While HIPAA lacks a private right of action, plaintiffs often sue under state privacy, negligence, or consumer protection laws after breaches. State breach statutes may set shorter notice deadlines and additional requirements.

Contracts and vicarious liability

Violations can breach BAAs or service agreements, leading to indemnity claims and damages. Employers can face vicarious liability for workforce actions within the scope of employment, emphasizing the need for training and oversight.

Preventive Measures

Build a culture of privacy

Leaders should model appropriate behavior, reinforce the minimum necessary standard, and recognize teams for preventing risk. Make privacy part of onboarding and performance reviews.

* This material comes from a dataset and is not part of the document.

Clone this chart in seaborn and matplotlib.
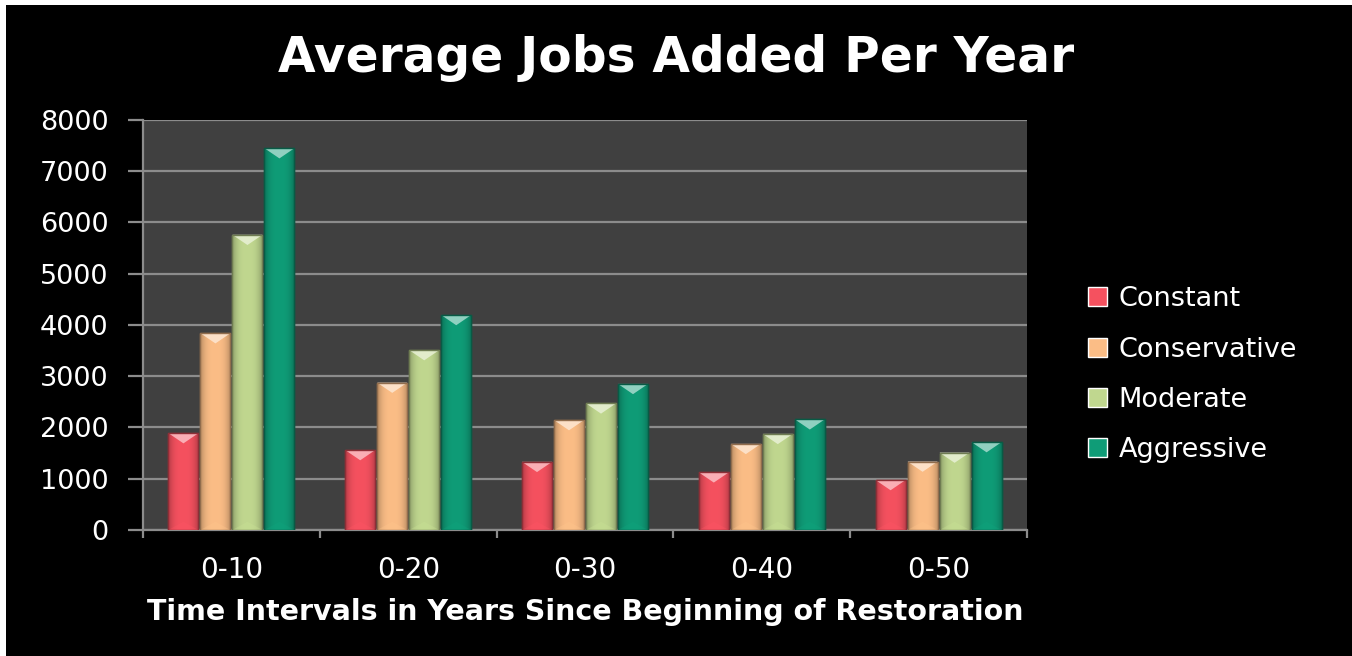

Strengthen controls across people, process, and tech

  • People: role-based training, confidentiality acknowledgments, phishing and privacy simulations, and clear escalation paths.
  • Process: standardized intake, incident playbooks, data minimization, secure disposal, and periodic table-top exercises.
  • Technology: encryption at rest and in transit, DLP, mobile device management, automatic logoff, and robust audit logging with alerting.

Institutionalize Risk Assessments and Compliance Audits

Schedule ongoing Risk Assessments and targeted Compliance Audits. Track remediation in a risk register, assign owners and deadlines, and report metrics to leadership and the HIPAA Privacy Officer.

Vet vendors and manage the data lifecycle

Perform due diligence on vendors, require BAAs, and limit PHI sharing to the minimum necessary. Map where PHI lives, how long it’s retained, and how it’s securely destroyed.

Conclusion

Effective prevention and response depend on clear ownership, tested processes, and continuous improvement. By investing in training, Administrative Safeguards, Risk Assessments, and Compliance Audits, you reduce the likelihood of breaches and ensure a defensible posture when incidents occur.

FAQs

What are the consequences of employee HIPAA violations?

Consequences range from coaching and retraining to written warnings, suspension, or termination, depending on intent and harm. Organizations may face investigations by the HHS Office for Civil Rights, corrective action plans, and Civil Monetary Penalties. State laws and contracts can add further liability.

How should employers investigate potential HIPAA breaches?

Activate your incident plan: contain the issue, preserve evidence, and conduct a four-factor risk assessment. Document who was affected, what PHI was involved, how it was accessed, and mitigation steps. Use these findings to decide on breach notifications and to drive corrective actions.

What disciplinary actions can be taken for HIPAA violations?

Apply a tiered sanction policy: retraining for minor errors, written or final warnings for repeat or negligent conduct, and suspension or termination for willful or malicious acts. Apply standards consistently, consider aggravating and mitigating factors, and document every step.

How can employees report HIPAA violations safely?

Provide confidential reporting channels—such as a hotline or secure inbox—to the HIPAA Privacy Officer, allow anonymous reports, and enforce a non-retaliation policy. Train staff to report promptly and make escalation paths clear in policies and onboarding materials.